The Phase Induction Strength Control (Fig.2 D) is only needed if chrono-anamolous-artifacts are beginning to appear.
The Reason Why
I have always had an interest in folk musical instruments (not that I can play music). Their sound and look always intrigued me. This intrigued-ness took a turn towards making instruments after getting the book “Cardboard Folk Instruments to Make and Play” by Dennis Waring out of the local library. Suddenly I realised that musical instruments did not need to be made out of specially cut wood from some rare type of tree. I could conceivably make my own instruments out of waste materials and be able to achieve a reasonable sound from them (ignoring of course that I cannot play music.)
I took part in a Steampunk Workshop run by one of the local Art Institutions. I steampunked a set of headphones which now look completely evil and super-scifi (rather than steampunk). But that got me to thinking about what else I’d like to add greeble too. Thus the idea of the Appalachian Dulcimer arose. It took an afternoon to build the Dulcimer and somewhat longer to add the greeble – particularly because I wanted to use epoxy rather than hot-glue to achieve a better and stronger bond.
Apparently there was a “Great Appalachian Dulcimer” revival in the 1970s. Did you notice it? No, neither did I. So this is an attempt to get a great Appalachian Dulcimer revival going for 2015! It’ll be a year of the biggest baddest most gnarly Appalachian Dulcimers to have ever existed. Ah hah hah haaaaa!
Tuning
It took a while thinking about the tuning for this instrument. It differs from a “regular” Appalachian Dulcimer in that it has four playing strings and two drones running underneath. Four string dulcimers are not uncommon but they tend to have two melody strings close together which are tuned to the same note. On this dulcimer, the four strings are equispaced with the intention that each will carry a different note.
Playing Strings
Most Dulcimers are tuned with a D note on the melody string(s), and then an A and another D on the two drone strings (the alternative tunings are DAA, and DAG). So I chose a DAD tuning which meant that there was still one more string to decide. A quick check on my keyboard revealed that the D and A notes were part of a D minor chord. If I included an F string then I would have a complete D minor chord when strummed across all of the strings. This also had the added bonus that each fret location was another chord if all of the strings were held down across the same fret. Easy! Finally the choice of using a D minor chord was that the three topside drones would always be providing a wistful D minor backing to whatever notes were played on the melody string.
Underside Drone Strings
Typical dulcimers don’t have two drone strings running underneath and passing through the sound box either. The two drones running through the sound box were easy enough to decide upon and are tuned to A and D so they will sympathetically vibrate with the playing strings.
Materials
The sound box is made from wood taken from an old discarded wooden pallet and thin MDF used to protect the MDF panels during transport.

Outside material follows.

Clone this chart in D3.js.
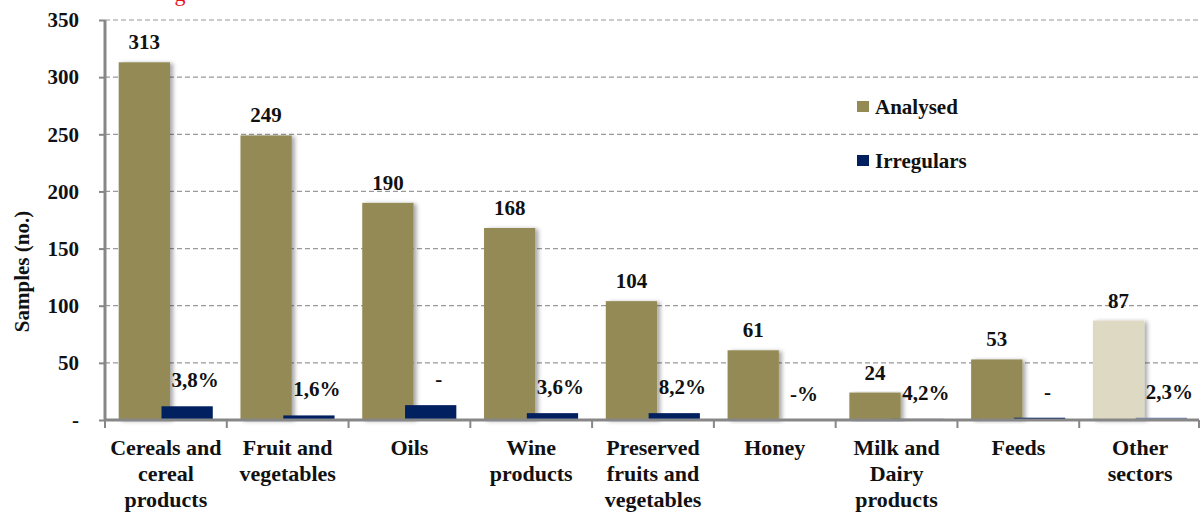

The strings are proper music strings. I have used wire of various sorts but I find it tends to stretch too much and you end up with the instrument loosing its tuning too quickly.
The machine tuners are old second hand mandolin tuners I obtained from the local music shop.
All of the greeble on the instrument is comprised of things like: PVC stormwater pipe, circuit boards, bits of old copiers, bits from old CRT monitors, injet printer cartridges, wine bladder valves, and various bottle nozzles.
How Does it Sound?
What? You actually want to listen to it? Well OK.
Download a Sample of the Baddest Mountain Dulcimer Ever
You will notice I have used the Reverse Temporal Knowledge Feedback Transfer function of the Dulcimer on a couple of occassions during this piece. I prefer not to do this because it gives me a headache and gives the local reality a yellow tinge for about an hour afterwards but I was in need of the extra knowledge to override my natural musical ineptness.